• _DESCRIPTION OF THE TASK_
Your copy of the material below should match it exactly, except that it holds no pictures.

• _GIVEN INFORMATION_
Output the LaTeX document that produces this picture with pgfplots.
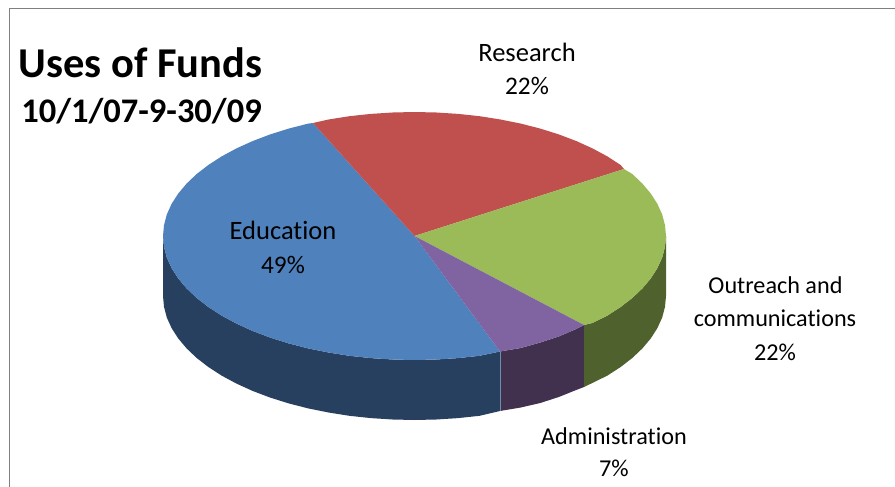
\documentclass[border=0pt]{standalone}
\usepackage{fontspec}
\setmainfont[Ligatures={NoCommon,TeX},RawFeature={-liga;-clig;-dlig}]{Carlito}
\usepackage{pgfplots}
\pgfplotsset{compat=1.18}
\definecolor{eduTop}{HTML}{4F81BD}
\definecolor{resTop}{HTML}{C0504D}
\definecolor{outTop}{HTML}{9BBB59}
\definecolor{admTop}{HTML}{8064A2}
\definecolor{eduSide}{HTML}{28405F}
\definecolor{outSide}{HTML}{4F612D}
\definecolor{admSide}{HTML}{41314F}
\begin{document}
\begin{tikzpicture}
\begin{axis}[
  scale only axis, width=895pt, height=487pt,
  xmin=0, xmax=895, ymin=0, ymax=487, y dir=reverse,
  hide axis, clip=true,
  every axis plot/.append style={line join=round},
]
% page background
\addplot[fill=white, draw=none] coordinates {(0,0) (895,0) (895,487) (0,487)} \closedcycle;
% chart frame, left and top edges
\addplot[color=black!50, line width=1pt] coordinates {(9.5,487) (9.5,9) (895,9)};

% rim of the disc, lower half
\addplot[fill=eduSide, draw=none] coordinates {
 (163,236) (164,246.8) (166.8,257.5) (171.6,268.1) (178.2,278.4) (186.6,288.4) (196.7,298) (208.5,307.1) (221.8,315.7) (236.7,323.7) (252.8,331) (270.2,337.6) (288.7,343.4) (308.2,348.4) (328.5,352.5) (349.4,355.8) (370.8,358.1) (392.6,359.5) (414.5,360) (436.4,359.5) (458.2,358.1) (479.6,355.8) (500,351.5)
 (500,411) (479.6,415.8) (458.2,418.1) (436.4,419.5) (414.5,420) (392.6,419.5) (370.8,418.1) (349.4,415.8) (328.5,412.5) (308.2,408.4) (288.7,403.4) (270.2,397.6) (252.8,391) (236.7,383.7) (221.8,375.7) (208.5,367.1) (196.7,358) (186.6,348.4) (178.2,338.4) (171.6,328.1) (166.8,317.5) (164,306.8) (163,296)
} -- cycle;
\addplot[fill=admSide, draw=none] coordinates {
 (500,351.5) (520.8,348) (540.3,342.5) (558.8,336.5) (576.2,329) (584,325)
 (584,387) (576.2,390) (558.8,397) (540.3,403) (520.8,407.5) (500,411)
} -- cycle;
\addplot[fill=outSide, draw=none] coordinates {
 (584,325) (592.3,323) (607.2,315.7) (620.5,307.1) (632.3,298) (642.4,288.4) (650.8,278.4) (657.4,268.1) (662.2,257.5) (665,246.8) (666,236)
 (666,296) (665,306.8) (662.2,317.5) (657.4,328.1) (650.8,338.4) (642.4,348.4) (632.3,358) (620.5,367.1) (607.2,375.7) (592.3,383) (584,387)
} -- cycle;
% seam between the two lower rim sections
\addplot[color=black!30!eduTop!70!white, line width=0.5pt] coordinates {(500,351.5) (500,411)};

% top face of the disc
\addplot[fill=eduTop, draw=none] coordinates {
 (414.5,236) (313,123) (308.2,123.6) (288.7,128.6) (270.2,134.4) (252.8,141) (236.7,148.3) (221.8,156.3) (208.5,164.9) (196.7,174) (186.6,183.6) (178.2,193.6) (171.6,203.9) (166.8,214.5) (164,225.2) (163,236) (164,246.8) (166.8,257.5) (171.6,268.1) (178.2,278.4) (186.6,288.4) (196.7,298) (208.5,307.1) (221.8,315.7) (236.7,323.7) (252.8,331) (270.2,337.6) (288.7,343.4) (308.2,348.4) (328.5,352.5) (349.4,355.8) (370.8,358.1) (392.6,359.5) (414.5,360) (436.4,359.5) (458.2,358.1) (479.6,355.8) (500,351.5)
} -- cycle;
\addplot[fill=resTop, draw=none] coordinates {
 (414.5,236) (624,169) (620.5,164.9) (607.2,156.3) (592.3,148.3) (576.2,141) (558.8,134.4) (540.3,128.6) (520.8,123.6) (500.5,119.5) (479.6,116.2) (458.2,113.9) (436.4,112.5) (414.5,112) (392.6,112.5) (370.8,113.9) (349.4,116.2) (328.5,119.5) (313,123)
} -- cycle;
\addplot[fill=outTop, draw=none] coordinates {
 (414.5,236) (624,169) (632.3,174) (642.4,183.6) (650.8,193.6) (657.4,203.9) (662.2,214.5) (665,225.2) (666,236) (665,246.8) (662.2,257.5) (657.4,268.1) (650.8,278.4) (642.4,288.4) (632.3,298) (620.5,307.1) (607.2,315.7) (592.3,323) (584,325)
} -- cycle;
\addplot[fill=admTop, draw=none] coordinates {
 (414.5,236) (584,325) (576.2,329) (558.8,336.5) (540.3,342.5) (520.8,348) (500,351.5)
} -- cycle;

% titles
\node[font=\fontsize{42.5}{42.5}\selectfont\bfseries, anchor=center] at (axis cs:140.5,63) {Uses of Funds};
\node[font=\fontsize{34.5}{34.5}\selectfont\bfseries, anchor=center] at (axis cs:141.5,111) {10/1/07-9-30/09};
% slice labels
\node[font=\fontsize{26.5}{26.5}\selectfont] at (axis cs:527,52) {Research};
\node[font=\fontsize{25.3}{25.3}\selectfont] at (axis cs:527,86) {22\%};
\node[font=\fontsize{26.5}{26.5}\selectfont] at (axis cs:283,230) {Education};
\node[font=\fontsize{25.3}{25.3}\selectfont] at (axis cs:283,265) {49\%};
\node[font=\fontsize{24.2}{24.2}\selectfont] at (axis cs:775.5,285) {Outreach and};
\node[font=\fontsize{24.2}{24.2}\selectfont] at (axis cs:775,318) {communications};
\node[font=\fontsize{24.2}{24.2}\selectfont] at (axis cs:775,352) {22\%};
\node[font=\fontsize{24.2}{24.2}\selectfont] at (axis cs:614,436) {Administration};
\node[font=\fontsize{24.2}{24.2}\selectfont] at (axis cs:614,468) {7\%};
\end{axis}
\end{tikzpicture}
\end{document}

• _SOLVED PROBLEM_
Output the LaTeX document that produces this picture with pgfplots.
\documentclass[border=0pt]{standalone}
\usepackage{fontspec}
\setmainfont[Ligatures={NoCommon,TeX},RawFeature={-liga;-clig;-dlig}]{Carlito}
\usepackage{pgfplots}
\pgfplotsset{compat=1.18}
\definecolor{eduTop}{HTML}{4F81BD}
\definecolor{resTop}{HTML}{C0504D}
\definecolor{outTop}{HTML}{9BBB59}
\definecolor{admTop}{HTML}{8064A2}
\definecolor{eduSide}{HTML}{28405F}
\definecolor{outSide}{HTML}{4F612D}
\definecolor{admSide}{HTML}{41314F}
\begin{document}
\begin{tikzpicture}
\begin{axis}[
  scale only axis, width=895pt, height=487pt,
  xmin=0, xmax=895, ymin=0, ymax=487, y dir=reverse,
  hide axis, clip=true,
  every axis plot/.append style={line join=round},
]
% page background
\addplot[fill=white, draw=none] coordinates {(0,0) (895,0) (895,487) (0,487)} \closedcycle;
% chart frame, left and top edges
\addplot[color=black!50, line width=1pt] coordinates {(9.5,487) (9.5,9) (895,9)};

% rim of the disc, lower half
\addplot[fill=eduSide, draw=none] coordinates {
 (163,236) (164,246.8) (166.8,257.5) (171.6,268.1) (178.2,278.4) (186.6,288.4) (196.7,298) (208.5,307.1) (221.8,315.7) (236.7,323.7) (252.8,331) (270.2,337.6) (288.7,343.4) (308.2,348.4) (328.5,352.5) (349.4,355.8) (370.8,358.1) (392.6,359.5) (414.5,360) (436.4,359.5) (458.2,358.1) (479.6,355.8) (500,351.5)
 (500,411) (479.6,415.8) (458.2,418.1) (436.4,419.5) (414.5,420) (392.6,419.5) (370.8,418.1) (349.4,415.8) (328.5,412.5) (308.2,408.4) (288.7,403.4) (270.2,397.6) (252.8,391) (236.7,383.7) (221.8,375.7) (208.5,367.1) (196.7,358) (186.6,348.4) (178.2,338.4) (171.6,328.1) (166.8,317.5) (164,306.8) (163,296)
} -- cycle;
\addplot[fill=admSide, draw=none] coordinates {
 (500,351.5) (520.8,348) (540.3,342.5) (558.8,336.5) (576.2,329) (584,325)
 (584,387) (576.2,390) (558.8,397) (540.3,403) (520.8,407.5) (500,411)
} -- cycle;
\addplot[fill=outSide, draw=none] coordinates {
 (584,325) (592.3,323) (607.2,315.7) (620.5,307.1) (632.3,298) (642.4,288.4) (650.8,278.4) (657.4,268.1) (662.2,257.5) (665,246.8) (666,236)
 (666,296) (665,306.8) (662.2,317.5) (657.4,328.1) (650.8,338.4) (642.4,348.4) (632.3,358) (620.5,367.1) (607.2,375.7) (592.3,383) (584,387)
} -- cycle;
% seam between the two lower rim sections
\addplot[color=black!30!eduTop!70!white, line width=0.5pt] coordinates {(500,351.5) (500,411)};

% top face of the disc
\addplot[fill=eduTop, draw=none] coordinates {
 (414.5,236) (313,123) (308.2,123.6) (288.7,128.6) (270.2,134.4) (252.8,141) (236.7,148.3) (221.8,156.3) (208.5,164.9) (196.7,174) (186.6,183.6) (178.2,193.6) (171.6,203.9) (166.8,214.5) (164,225.2) (163,236) (164,246.8) (166.8,257.5) (171.6,268.1) (178.2,278.4) (186.6,288.4) (196.7,298) (208.5,307.1) (221.8,315.7) (236.7,323.7) (252.8,331) (270.2,337.6) (288.7,343.4) (308.2,348.4) (328.5,352.5) (349.4,355.8) (370.8,358.1) (392.6,359.5) (414.5,360) (436.4,359.5) (458.2,358.1) (479.6,355.8) (500,351.5)
} -- cycle;
\addplot[fill=resTop, draw=none] coordinates {
 (414.5,236) (624,169) (620.5,164.9) (607.2,156.3) (592.3,148.3) (576.2,141) (558.8,134.4) (540.3,128.6) (520.8,123.6) (500.5,119.5) (479.6,116.2) (458.2,113.9) (436.4,112.5) (414.5,112) (392.6,112.5) (370.8,113.9) (349.4,116.2) (328.5,119.5) (313,123)
} -- cycle;
\addplot[fill=outTop, draw=none] coordinates {
 (414.5,236) (624,169) (632.3,174) (642.4,183.6) (650.8,193.6) (657.4,203.9) (662.2,214.5) (665,225.2) (666,236) (665,246.8) (662.2,257.5) (657.4,268.1) (650.8,278.4) (642.4,288.4) (632.3,298) (620.5,307.1) (607.2,315.7) (592.3,323) (584,325)
} -- cycle;
\addplot[fill=admTop, draw=none] coordinates {
 (414.5,236) (584,325) (576.2,329) (558.8,336.5) (540.3,342.5) (520.8,348) (500,351.5)
} -- cycle;

% titles
\node[font=\fontsize{42.5}{42.5}\selectfont\bfseries, anchor=center] at (axis cs:140.5,63) {Uses of Funds};
\node[font=\fontsize{34.5}{34.5}\selectfont\bfseries, anchor=center] at (axis cs:141.5,111) {10/1/07-9-30/09};
% slice labels
\node[font=\fontsize{26.5}{26.5}\selectfont] at (axis cs:527,52) {Research};
\node[font=\fontsize{25.3}{25.3}\selectfont] at (axis cs:527,86) {22\%};
\node[font=\fontsize{26.5}{26.5}\selectfont] at (axis cs:283,230) {Education};
\node[font=\fontsize{25.3}{25.3}\selectfont] at (axis cs:283,265) {49\%};
\node[font=\fontsize{24.2}{24.2}\selectfont] at (axis cs:775.5,285) {Outreach and};
\node[font=\fontsize{24.2}{24.2}\selectfont] at (axis cs:775,318) {communications};
\node[font=\fontsize{24.2}{24.2}\selectfont] at (axis cs:775,352) {22\%};
\node[font=\fontsize{24.2}{24.2}\selectfont] at (axis cs:614,436) {Administration};
\node[font=\fontsize{24.2}{24.2}\selectfont] at (axis cs:614,468) {7\%};
\end{axis}
\end{tikzpicture}
\end{document}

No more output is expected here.